Im westlichen Teil des alten hallischen Rathauses befand sich die Kapelle „Zum Heiligen Kreuz“. Diese wurde erstmals 1327 urkundlich erwähnt. Sie diente den Ratsherren der Stadt Halle, vor ihren Amtsgeschäften, die allmorgendliche Messe zu besuchen. Ursprünglich wurde sie als frei stehender Bau auf dem Marktplatz erbaut und erst später im Zuge einer Erweiterung des Rathauses an seinem nördlichen Teil erbaut. Ihren baulichen Grundriss bildete ein Quadrat, das wahrscheinlich auf die Nutzung der Überreste eines früheren Turmbaus zurückzuführen ist. Zu Anfang des 16. Jahrhunderts fand eine erste, größere Umbau- bzw. Erweiterungsphase zur Marktseite hin statt. Die Rathauskapelle wurde nach vorne durch einen viereckigen Anbau in Bruchstein und einen Giebel mit Blendarkaden erweitert.

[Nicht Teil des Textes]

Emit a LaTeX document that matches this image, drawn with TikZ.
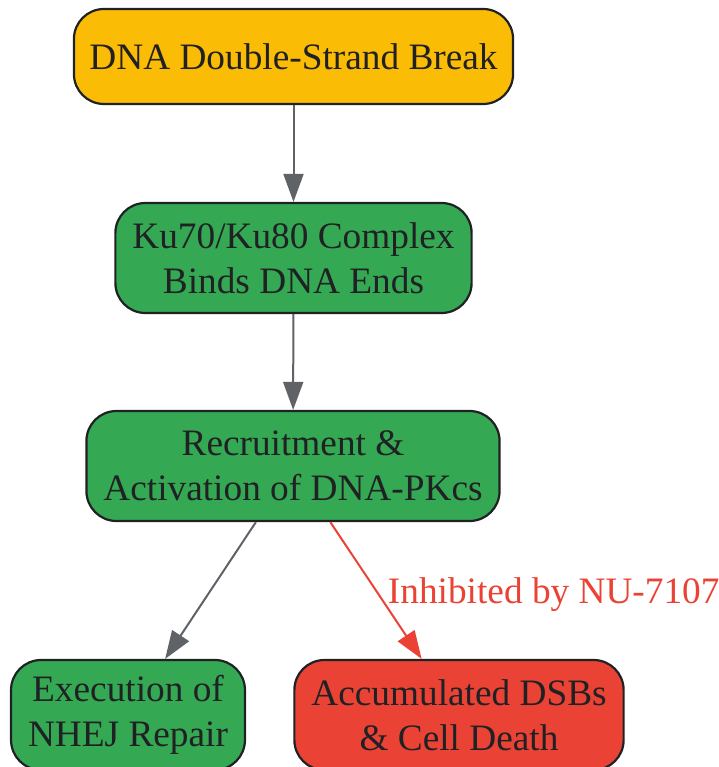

Der Name der Kapelle „Zum Heiligen Kreuz“ geht auf die Verehrung einer Reliquie aus dem Kreuz Christi zurück. Bestärkt wird die Annahme der einstigen Existenz eines solchen Partikels durch die in Olearius’ Chronik für 1669 bezeugte Entdeckung einer Kapsel mit einem Stück Holz im Zuge der Einrichtung der Stadt- und Berggerichtsstube in der Kapelle. Dreyhaupt beschreibt den Fund als eine „aufwendig verguldete, mit Edelsteinen und einem Kreuz besetzten zinnernen Schachtel“.  Ob es ein echtes Teil des Kreuzes ist, lässt sich heute nicht feststellen, da der Fund nicht mehr vorhanden ist. 1414, während des Interdiktes Halles, durfte hier der „stille“ Gottesdienst abgehalten werden, was eine Sonderstellung bedeutete.

So ist in der Kapelle seit spätestens 1502 ein Ratsgestühl belegt. Für dieses Jahr weisen Chroniken auch auf die Anbringung von Wappen und eines Wappenhalters hin. Die Besonderheit eines solchen Ratsgestühls liegt in  der  Symbolik  des  Sitzens  während  einer  Messe  als  einer Demonstration der gottgegebenen Autorität. Dies war bis in das 14. Jahrhundert nur dem Klerus und Adel vorbehalten gewesen. Mit dem Gestühl und dessen Platzierung in der Chorpartie, dem heiligsten Bereich der Kapelle, wies der Rat auf seine eigene „Erwähltheit“ hin. 1862/63 wurde der Chor der Kapelle abgebrochen.